• _Do this_
Skipping all pictures, set down the lines of the listing from the first through the one with "minimum width=439pt, minimum".
───
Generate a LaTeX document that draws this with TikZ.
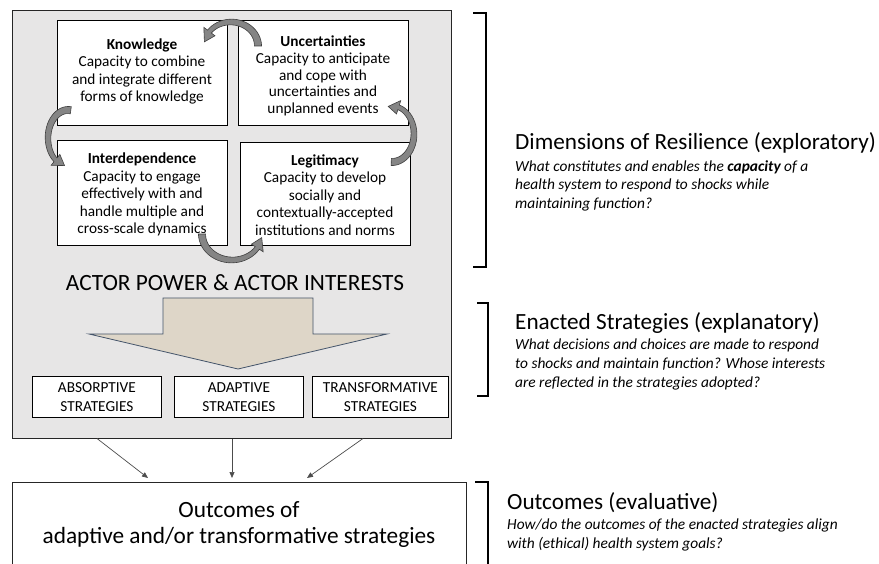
\documentclass[tikz,border=0pt]{standalone}
\usepackage{fontspec}
\setmainfont{Carlito}
\usetikzlibrary{arrows.meta}
\definecolor{panelgray}{RGB}{231,230,230}
\definecolor{arrowbeige}{RGB}{222,214,200}
\definecolor{arrowedge}{RGB}{68,84,106}
\newcommand\carrow[6]{%
 \pgfmathsetmacro\cdir{(#6>#5)?1:-1}%
 \pgfmathsetmacro\chd{\cdir*12/((#3+#4)/2)*57.3}%
 \pgfmathsetmacro\cae{#6-\chd}%
 \filldraw[carrowstyle] plot[domain=0:1,samples=24] ({#1+(#3+3.6-1.2*\x)*cos(#5+\x*(\cae-#5))},{#2+(#4+3.6-1.2*\x)*sin(#5+\x*(\cae-#5))})
 -- ({#1+(#3+7)*cos(\cae)},{#2+(#4+7)*sin(\cae)})
 -- ({#1+#3*cos(#6)},{#2+#4*sin(#6)})
 -- ({#1+(#3-7)*cos(\cae)},{#2+(#4-7)*sin(\cae)})
 -- plot[domain=1:0,samples=24] ({#1+(#3-3.6+1.2*\x)*cos(#5+\x*(\cae-#5))},{#2+(#4-3.6+1.2*\x)*sin(#5+\x*(\cae-#5))})
 -- cycle;}
\begin{document}
\begin{tikzpicture}[x=1pt,y=-1pt,
 panel/.style={draw=black!85, line width=0.8pt, fill=panelgray, anchor=north west, inner sep=0pt},
 capbox/.style={draw=black, line width=0.8pt, fill=white, minimum width=170pt, minimum height=105pt, anchor=north west, inner sep=0pt},
 captext/.style={align=center, font=\fontsize{15.3}{17.6}\selectfont, inner sep=0pt},
 stratbox/.style={draw=black, line width=0.8pt, fill=white, minimum height=41pt, anchor=north west, inner sep=0pt, align=center, font=\fontsize{15.3}{19}\selectfont},
 carrowstyle/.style={fill=black!48, draw=black!75, line width=0.6pt},
 flow/.style={draw=black!70, line width=0.7pt, -{Triangle[length=6pt,width=5pt]}},
 bracket/.style={draw=black, line width=1.8pt},
 headtext/.style={anchor=base west, inner sep=0pt, font=\fontsize{23.2}{27}\selectfont},
 subtext/.style={anchor=north west, inner sep=0pt, align=left, font=\fontsize{15.4}{18.7}\selectfont\itshape}
]
\useasboundingbox (0,0) rectangle (879,564);
\clip (0,0) rectangle (879,564);

% panel
\node[panel, minimum width=439pt, minimum height=428pt] (panel) at (12,10) {};

% capacity boxes
\node[capbox] (know) at (57,20) {};
\node[capbox, minimum width=170pt] (unc) at (238,20) {};
\node[capbox] (inter) at (57,140) {};
\node[capbox, minimum height=103pt] (legit) at (240,142) {};

\node[captext] (knowt) at (142,71.5) {\textbf{Knowledge}\\Capacity to combine\\and integrate different\\forms of knowledge};
\node[captext, font=\fontsize{15.3}{16.8}\selectfont] (unct) at (323,76) {\textbf{Uncertainties}\\Capacity to anticipate\\and cope with\\uncertainties and\\unplanned events};
\node[captext] (intert) at (142,194.5) {\textbf{Interdependence}\\Capacity to engage\\effectively with and\\handle multiple and\\cross-scale dynamics};
\node[captext] (legitt) at (325,195) {\textbf{Legitimacy}\\Capacity to develop\\socially and\\contextually-accepted\\institutions and norms};

% curved arrows (cycle)
\carrow{231}{46}{27}{24}{360}{190}
\carrow{68}{138}{20}{28}{278}{100}
\carrow{232}{234}{30}{26}{180}{8}
\carrow{392}{134}{22}{28}{92}{-100}

% actor power
\node[inner sep=0pt, font=\fontsize{23.3}{27}\selectfont] (actor) at (235,283) {ACTOR POWER \& ACTOR INTERESTS};

% block arrow
\draw[fill=arrowbeige, draw=arrowedge, line width=0.8pt]
 (163,298) -- (313,298) -- (313,334) -- (387,334) -- (238,369) -- (89,334) -- (163,334) -- cycle;

% strategy boxes
\node[stratbox, minimum width=129pt] (abs) at (32,376) {ABSORPTIVE\\STRATEGIES};
\node[stratbox, minimum width=129pt] (adap) at (174,376) {ADAPTIVE\\STRATEGIES};
\node[stratbox, minimum width=136pt] (trans) at (312,376) {TRANSFORMATIVE\\STRATEGIES};

% outcomes box
\node[draw=black!85, line width=0.8pt, fill=white, anchor=north west, minimum width=454pt, minimum height=110pt, inner sep=0pt] (outc) at (12,482) {};
\node[align=center, inner sep=0pt, font=\fontsize{23.3}{25.5}\selectfont] (outct) at (239,524.5) {Outcomes of\\adaptive and/or transformative strategies};

% flows
\coordinate (f1s) at (97,438.5);
\coordinate (f1e) at (148,478);
\coordinate (f2s) at (232,438.5);
\coordinate (f2e) at (232,478);
\coordinate (f3s) at (363,438.5);
\coordinate (f3e) at (307,478);
\draw[flow] (f1s) -- (f1e);
\draw[flow] (f2s) -- (f2e);
\draw[flow] (f3s) -- (f3e);

% brackets
\coordinate (b1a) at (473,13); \coordinate (b1b) at (486,13);
\coordinate (b1c) at (486,267); \coordinate (b1d) at (473,267);
\draw[bracket] (b1a) -- (b1b) -- (b1c) -- (b1d);
\coordinate (b2a) at (477,303); \coordinate (b2b) at (488,303);
\coordinate (b2c) at (488,396); \coordinate (b2d) at (477,396);
\draw[bracket] (b2a) -- (b2b) -- (b2c) -- (b2d);
\coordinate (b3a) at (475,482); \coordinate (b3b) at (488,482);
\coordinate (b3c) at (488,580);
\draw[bracket] (b3a) -- (b3b) -- (b3c);

% right texts
\node[headtext] (dimh) at (515,150) {Dimensions of Resilience (exploratory)};
\node[subtext] (dims) at (515,160) {What constitutes and enables the \textbf{capacity} of a\\health system to respond to shocks while\\maintaining function?};
\node[headtext] (enah) at (515,330) {Enacted Strategies (explanatory)};
\node[subtext] (enas) at (515,339) {What decisions and choices are made to respond\\to shocks and maintain function? Whose interests\\are reflected in the strategies adopted?};
\node[headtext] (outh) at (507,509) {Outcomes (evaluative)};
\node[subtext] (outs) at (507,519) {How/do the outcomes of the enacted strategies align\\with (ethical) health system goals?};
\end{tikzpicture}
\end{document}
───
• _Correct output_
Generate a LaTeX document that draws this with TikZ.
\documentclass[tikz,border=0pt]{standalone}
\usepackage{fontspec}
\setmainfont{Carlito}
\usetikzlibrary{arrows.meta}
\definecolor{panelgray}{RGB}{231,230,230}
\definecolor{arrowbeige}{RGB}{222,214,200}
\definecolor{arrowedge}{RGB}{68,84,106}
\newcommand\carrow[6]{%
 \pgfmathsetmacro\cdir{(#6>#5)?1:-1}%
 \pgfmathsetmacro\chd{\cdir*12/((#3+#4)/2)*57.3}%
 \pgfmathsetmacro\cae{#6-\chd}%
 \filldraw[carrowstyle] plot[domain=0:1,samples=24] ({#1+(#3+3.6-1.2*\x)*cos(#5+\x*(\cae-#5))},{#2+(#4+3.6-1.2*\x)*sin(#5+\x*(\cae-#5))})
 -- ({#1+(#3+7)*cos(\cae)},{#2+(#4+7)*sin(\cae)})
 -- ({#1+#3*cos(#6)},{#2+#4*sin(#6)})
 -- ({#1+(#3-7)*cos(\cae)},{#2+(#4-7)*sin(\cae)})
 -- plot[domain=1:0,samples=24] ({#1+(#3-3.6+1.2*\x)*cos(#5+\x*(\cae-#5))},{#2+(#4-3.6+1.2*\x)*sin(#5+\x*(\cae-#5))})
 -- cycle;}
\begin{document}
\begin{tikzpicture}[x=1pt,y=-1pt,
 panel/.style={draw=black!85, line width=0.8pt, fill=panelgray, anchor=north west, inner sep=0pt},
 capbox/.style={draw=black, line width=0.8pt, fill=white, minimum width=170pt, minimum height=105pt, anchor=north west, inner sep=0pt},
 captext/.style={align=center, font=\fontsize{15.3}{17.6}\selectfont, inner sep=0pt},
 stratbox/.style={draw=black, line width=0.8pt, fill=white, minimum height=41pt, anchor=north west, inner sep=0pt, align=center, font=\fontsize{15.3}{19}\selectfont},
 carrowstyle/.style={fill=black!48, draw=black!75, line width=0.6pt},
 flow/.style={draw=black!70, line width=0.7pt, -{Triangle[length=6pt,width=5pt]}},
 bracket/.style={draw=black, line width=1.8pt},
 headtext/.style={anchor=base west, inner sep=0pt, font=\fontsize{23.2}{27}\selectfont},
 subtext/.style={anchor=north west, inner sep=0pt, align=left, font=\fontsize{15.4}{18.7}\selectfont\itshape}
]
\useasboundingbox (0,0) rectangle (879,564);
\clip (0,0) rectangle (879,564);

% panel
\node[panel, minimum width=439pt, minimum height=428pt] (panel) at (12,10) {};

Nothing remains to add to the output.